What to work on. Copy each line below exactly and leave the pictures out.

Information supplied.
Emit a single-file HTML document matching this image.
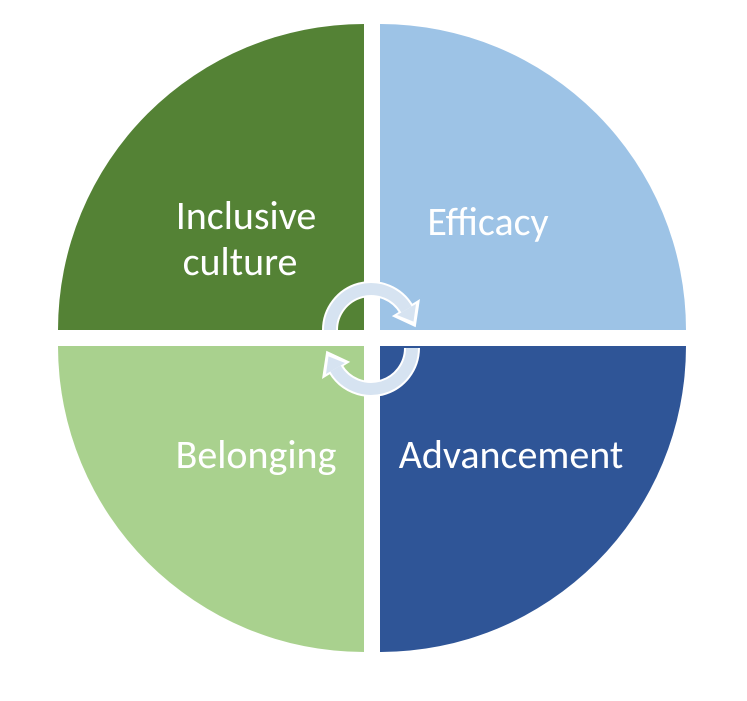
<!DOCTYPE html>
<html><head><style>body{margin:0;background:#fff}</style></head><body>
<svg width="747" height="696" xmlns="http://www.w3.org/2000/svg">
<rect width="747" height="696" fill="#fff"/>
<path d="M364,330 L58,330 A306,306 0 0 1 364,24 Z" fill="#548235"/>
<path d="M380,330 L380,24 A306,306 0 0 1 686,330 Z" fill="#9dc3e6"/>
<path d="M364,346 L364,652 A306,306 0 0 1 58,346 Z" fill="#a9d18e"/>
<path d="M380,346 L686,346 A306,306 0 0 1 380,652 Z" fill="#2f5597"/>
<g font-family="Carlito, 'Liberation Sans', sans-serif" font-size="40" fill="#fff" text-anchor="middle">
<text x="246" y="229">Inclusive</text>
<text x="240" y="275">culture</text>
<text x="488" y="235">Efficacy</text>
<text x="256" y="468">Belonging</text>
<text x="511" y="468">Advancement</text>
</g>
<g stroke-linejoin="miter">
<path d="M330,330 A41,41 0 0 1 406.5,309.5" fill="none" stroke="#fff" stroke-width="16"/>
<polygon points="418,302 395,316 414.5,325" fill="#fff" stroke="#fff" stroke-width="3"/>
<path d="M330,330 A41,41 0 0 1 406.5,309.5" fill="none" stroke="#d6e3f1" stroke-width="12"/>
<polygon points="416,304 397,315 413.5,321.6" fill="#d6e3f1"/>
<path d="M412,348 A41,41 0 0 1 335.5,368.5" fill="none" stroke="#fff" stroke-width="16"/>
<polygon points="324,376 347,362 327.5,353" fill="#fff" stroke="#fff" stroke-width="3"/>
<path d="M412,348 A41,41 0 0 1 335.5,368.5" fill="none" stroke="#d6e3f1" stroke-width="12"/>
<polygon points="326,374 345,363 328.5,356.4" fill="#d6e3f1"/>
</g>
</svg>
</body></html>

Solution.
Emit a single-file HTML document matching this image.
<!DOCTYPE html>
<html><head><style>body{margin:0;background:#fff}</style></head><body>
<svg width="747" height="696" xmlns="http://www.w3.org/2000/svg">
<rect width="747" height="696" fill="#fff"/>
<path d="M364,330 L58,330 A306,306 0 0 1 364,24 Z" fill="#548235"/>
<path d="M380,330 L380,24 A306,306 0 0 1 686,330 Z" fill="#9dc3e6"/>
<path d="M364,346 L364,652 A306,306 0 0 1 58,346 Z" fill="#a9d18e"/>
<path d="M380,346 L686,346 A306,306 0 0 1 380,652 Z" fill="#2f5597"/>
<g font-family="Carlito, 'Liberation Sans', sans-serif" font-size="40" fill="#fff" text-anchor="middle">
<text x="246" y="229">Inclusive</text>
<text x="240" y="275">culture</text>
<text x="488" y="235">Efficacy</text>
<text x="256" y="468">Belonging</text>
<text x="511" y="468">Advancement</text>
</g>
<g stroke-linejoin="miter">
<path d="M330,330 A41,41 0 0 1 406.5,309.5" fill="none" stroke="#fff" stroke-width="16"/>
<polygon points="418,302 395,316 414.5,325" fill="#fff" stroke="#fff" stroke-width="3"/>
<path d="M330,330 A41,41 0 0 1 406.5,309.5" fill="none" stroke="#d6e3f1" stroke-width="12"/>
<polygon points="416,304 397,315 413.5,321.6" fill="#d6e3f1"/>
<path d="M412,348 A41,41 0 0 1 335.5,368.5" fill="none" stroke="#fff" stroke-width="16"/>
<polygon points="324,376 347,362 327.5,353" fill="#fff" stroke="#fff" stroke-width="3"/>
<path d="M412,348 A41,41 0 0 1 335.5,368.5" fill="none" stroke="#d6e3f1" stroke-width="12"/>
<polygon points="326,374 345,363 328.5,356.4" fill="#d6e3f1"/>
</g>
</svg>
</body></html>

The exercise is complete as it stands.